I depends on what kind of thing you need done. For textual analysis, I’m fortunate to have a local machine that can run some very large models locally, and I’ve learned enough MLX and coreML to have some really performant local models on my home network (qwen3-235B is perhaps my favorite to run local…. The latest release is very good with the languages I use, and it picks up a lot of the nuances that the frontier models catch). I also run a very large qwen3 coder model for …. You guessed it, code related tasks.
I really don’t get everyone’s fascination with OpenAI … even chat 4.1 is a snooze fest. I find Claude even worse…. Claude has a very nasty probability of getting started on a losing subnetwork and walking itself into dead ends that it will spend 1M tokens before admitting “You’re absolutely right” when informing it that it just wasted half a gigawatt hour computing…. At other times, Claude can be very good, so I can see why people like the good Claude at times…. It’s just too bipolar for me and too runny…
I don’t see anyone talking about Grok, and I’m sure there’s all sorts of opinions based on the shenanigans they play with the free public model, but supergrok 4 is insanely good and stable, especially at iterative conversation and long context. It’s also perhaps my favorite for technical papers and professional topics. It will quickly adjust tone if I give it hints as to whether I want cheeky, sarcastic, or light banter and it catches nuance better than the other models, I think. The frustration with grok can be the on and off tool problems it has: one day the PDF artifacts are broken, the next day you can have a PDF but markdown is inline and not in artifacts, etc. But if I need frontier size work on something, it can’t be beat — especially on hairy, complex, nasty research into heavy stacks.

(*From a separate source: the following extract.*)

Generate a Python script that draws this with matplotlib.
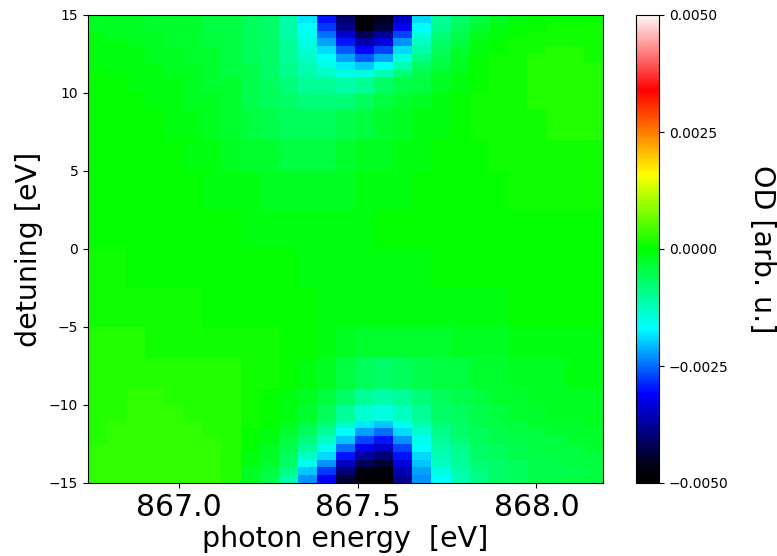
import numpy as np
import matplotlib
matplotlib.use("Agg")
import matplotlib.pyplot as plt
from matplotlib.colors import LinearSegmentedColormap
from matplotlib.ticker import FuncFormatter

# ---- data -------------------------------------------------------------
energy_edges = [866.746, 866.799, 866.853, 866.906, 866.959, 867.013, 867.066,
                867.119, 867.173, 867.226, 867.280, 867.333, 867.386, 867.440,
                867.493, 867.546, 867.600, 867.653, 867.706, 867.760, 867.813,
                867.866, 867.920, 867.973, 868.026, 868.080, 868.133, 868.186]

detuning_edges = [15, 14.5, 14, 13.5, 13, 12.5, 12, 11.5, 11, 10, 9, 7, 5, 2.5, 0,
                  -2.5, -5, -7, -9, -10, -11, -11.5, -12, -12.5, -13, -13.5, -14,
                  -14.5, -15]

# OD values in units of 1e-4, rows from top (detuning +15) to bottom (-15)
od_1e4 = [
    [-2,-2,-2,-3,-3,-3,-4,-4,-6,-7,-11,-18,-30,-41,-50,-46,-34,-19,-10,-7,-4,-2,-1,0,0,0,0],
    [-2,-2,-2,-3,-3,-3,-4,-4,-6,-7,-11,-17,-28,-38,-47,-43,-31,-17,-9,-6,-3,-1,0,0,1,1,1],
    [-1,-2,-2,-2,-3,-3,-4,-4,-6,-7,-11,-16,-25,-34,-42,-38,-27,-15,-8,-5,-2,-1,0,1,1,1,1],
    [-1,-1,-2,-2,-3,-3,-4,-4,-6,-7,-10,-15,-22,-30,-37,-33,-23,-13,-7,-4,-1,0,1,1,1,1,1],
    [-1,-1,-1,-2,-2,-3,-3,-4,-6,-7,-10,-14,-19,-26,-31,-27,-19,-11,-6,-3,-1,0,1,1,2,2,1],
    [-1,-1,-1,-2,-2,-3,-3,-4,-6,-7,-10,-13,-17,-22,-26,-22,-15,-9,-5,-2,0,1,1,2,2,2,1],
    [-1,-1,-1,-1,-2,-2,-3,-4,-5,-7,-9,-12,-15,-18,-20,-17,-12,-7,-4,-2,0,1,1,2,2,2,2],
    [0,-1,-1,-1,-2,-2,-3,-4,-5,-7,-9,-11,-13,-15,-15,-12,-8,-5,-3,-1,0,1,1,2,2,2,2],
    [0,0,-1,-1,-1,-2,-3,-3,-5,-6,-8,-10,-10,-11,-10,-7,-5,-4,-2,-1,0,1,1,2,2,2,2],
    [0,0,0,-1,-1,-2,-2,-3,-5,-6,-7,-8,-8,-8,-6,-4,-3,-2,-1,0,1,1,1,2,2,2,2],
    [0,0,0,0,-1,-1,-2,-3,-4,-5,-6,-6,-6,-5,-4,-3,-2,-1,-1,0,1,1,1,1,2,2,2],
    [0,0,0,0,0,-1,-1,-2,-3,-3,-4,-4,-4,-3,-2,-2,-1,-1,0,0,0,1,1,1,1,1,1],
    [0,0,0,0,0,0,-1,-1,-1,-2,-2,-2,-2,-2,-1,-1,-1,0,0,0,0,0,1,1,1,1,1],
    [0,0,0,0,0,0,0,0,-1,-1,-1,-1,-1,-1,-1,0,0,0,0,0,0,0,0,0,0,0,0],
    [1,1,0,0,0,0,0,0,0,0,0,-1,-1,-1,-1,-1,-1,-1,0,0,0,0,0,0,0,0,0],
    [1,1,1,1,1,1,0,0,0,0,0,0,-1,-1,-1,-1,-1,-1,-1,-1,-1,-1,0,0,0,0,0],
    [2,2,2,1,1,1,1,1,1,1,0,0,-1,-2,-3,-3,-3,-3,-3,-2,-2,-2,-1,-1,-1,-1,-1],
    [2,2,2,2,2,2,2,2,1,1,0,-1,-2,-4,-6,-7,-6,-5,-4,-4,-3,-3,-2,-2,-2,-1,-1],
    [2,2,3,3,2,2,2,2,1,0,-1,-2,-4,-7,-10,-11,-10,-8,-6,-5,-4,-3,-3,-2,-2,-2,-2],
    [2,2,3,3,3,2,2,2,1,0,-1,-3,-6,-10,-14,-15,-13,-10,-7,-6,-5,-4,-3,-3,-2,-2,-2],
    [2,3,3,3,3,3,2,2,1,0,-2,-4,-8,-13,-18,-20,-16,-12,-8,-7,-5,-4,-4,-3,-3,-3,-2],
    [2,3,3,3,3,3,2,2,0,-1,-3,-6,-10,-17,-22,-25,-19,-14,-9,-7,-6,-5,-4,-4,-3,-3,-3],
    [2,3,3,3,3,3,3,2,0,-1,-4,-8,-13,-20,-27,-30,-23,-16,-10,-8,-6,-5,-5,-4,-4,-3,-3],
    [3,3,3,3,3,3,3,2,0,-2,-5,-10,-16,-25,-32,-35,-27,-17,-11,-9,-7,-6,-5,-4,-4,-4,-3],
    [3,3,3,3,3,3,3,2,-1,-2,-6,-13,-19,-30,-37,-40,-30,-19,-12,-10,-7,-6,-5,-5,-4,-4,-4],
    [3,3,3,3,3,3,3,2,-1,-3,-7,-16,-23,-35,-42,-44,-33,-20,-13,-10,-8,-7,-6,-5,-5,-4,-4],
    [3,3,3,3,3,3,3,2,-2,-4,-9,-20,-28,-40,-47,-48,-36,-22,-15,-11,-8,-7,-6,-5,-5,-5,-4],
    [3,3,3,3,3,3,3,2,-2,-5,-11,-23,-32,-44,-50,-50,-38,-23,-17,-12,-9,-7,-6,-5,-5,-4,-4],
]

x_ticks = [867.0, 867.5, 868.0]
y_ticks = [-15, -10, -5, 0, 5, 10, 15]
cbar_ticks = [-0.005, -0.0025, 0.0, 0.0025, 0.005]

# ---- colormap ---------------------------------------------------------
cmap = LinearSegmentedColormap.from_list("odmap", [
    (0.00, (0.0, 0.0, 0.0)),
    (0.03, (0.0, 0.0, 0.05)),
    (0.19, (0.0, 0.0, 1.0)),
    (0.33, (0.0, 1.0, 1.0)),
    (0.50, (0.0, 1.0, 0.0)),
    (0.66, (1.0, 1.0, 0.0)),
    (0.74, (1.0, 0.55, 0.0)),
    (0.84, (1.0, 0.0, 0.0)),
    (1.00, (1.0, 0.97, 0.97)),
])

# ---- figure -----------------------------------------------------------
fig = plt.figure(figsize=(7.77, 5.56), dpi=100)
ax = fig.add_axes([88/777, 73/556, 515/777, 468/556])
cax = fig.add_axes([636/777, 73/556, 23/777, 468/556])

Z = np.array(od_1e4, dtype=float) * 1e-4
mesh = ax.pcolormesh(np.array(energy_edges), np.array(detuning_edges), Z,
                     cmap=cmap, vmin=-0.005, vmax=0.005, shading='flat')

ax.set_ylim(-15, 15)
ax.set_xticks(x_ticks)
ax.set_xticklabels([f"{v:.1f}" for v in x_ticks], fontsize=21.5)
ax.set_yticks(y_ticks)
ax.tick_params(axis='y', labelsize=10)
ax.tick_params(axis='x', pad=4)
ax.set_xlabel("photon energy  [eV]", fontsize=20.5, labelpad=2)
ax.set_ylabel("detuning [eV]", fontsize=20.5, labelpad=4)

cb = fig.colorbar(mesh, cax=cax, ticks=cbar_ticks)
cb.ax.yaxis.set_major_formatter(
    FuncFormatter(lambda v, p: f"{v:.4f}".replace("-", "\u2212") if abs(v) > 1e-12 else "0.0000"))
cb.ax.tick_params(labelsize=10)
cb.set_label("OD [arb. u.]", fontsize=20.5, rotation=270, labelpad=34)

fig.savefig("out.png", dpi=100)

I’ve tried Gemini, and while it will hang, I find it to have so flat a response and I notice that it silently ignores a lot of nuance. For legal work, especially when pulling perspectives, that’s not helpful to me.
I have copilot pro (MS ChatGPT) for work and I thought it was a dog last year — it was obvious that Microsoft was cutting corners on compute, as it was also the laziest model of them all. In recent months, it’s really changed, though, and it is kind of obvious that they’ve been using some kind of router behind it to have some tasks handled by some hidden models that are pretty good.
Sometimes, I ask the LLM to play rivals with a document or a set of research — give it some roles to play against a topic (e.g., in very simple terms: how would a lawyer, a chemist, and an accountant react to this?). Again, supergrok seems to handle this kind of task the best of the frontier models, although I would say that chat/copilot can hang there also sometimes)…. Qwen3-235B and Kimi K1 also do really well at tasks like that also — any of them seem to handle iterative prompting and turn conversations really well.
For embedding, document processing, and other tasks, I tend to use some special purpose locally hosted models…. I didn’t get into image analysis and such above, but there’s a bunch of other models for all that. And having the chat window in DT so easily able to connect up to LM studio running on the home network makes it a breeze to have such flexibility so conveniently!!! I think the best answer is to try them for different tasks and you’ll settle on seeing which one does different tasks best for you.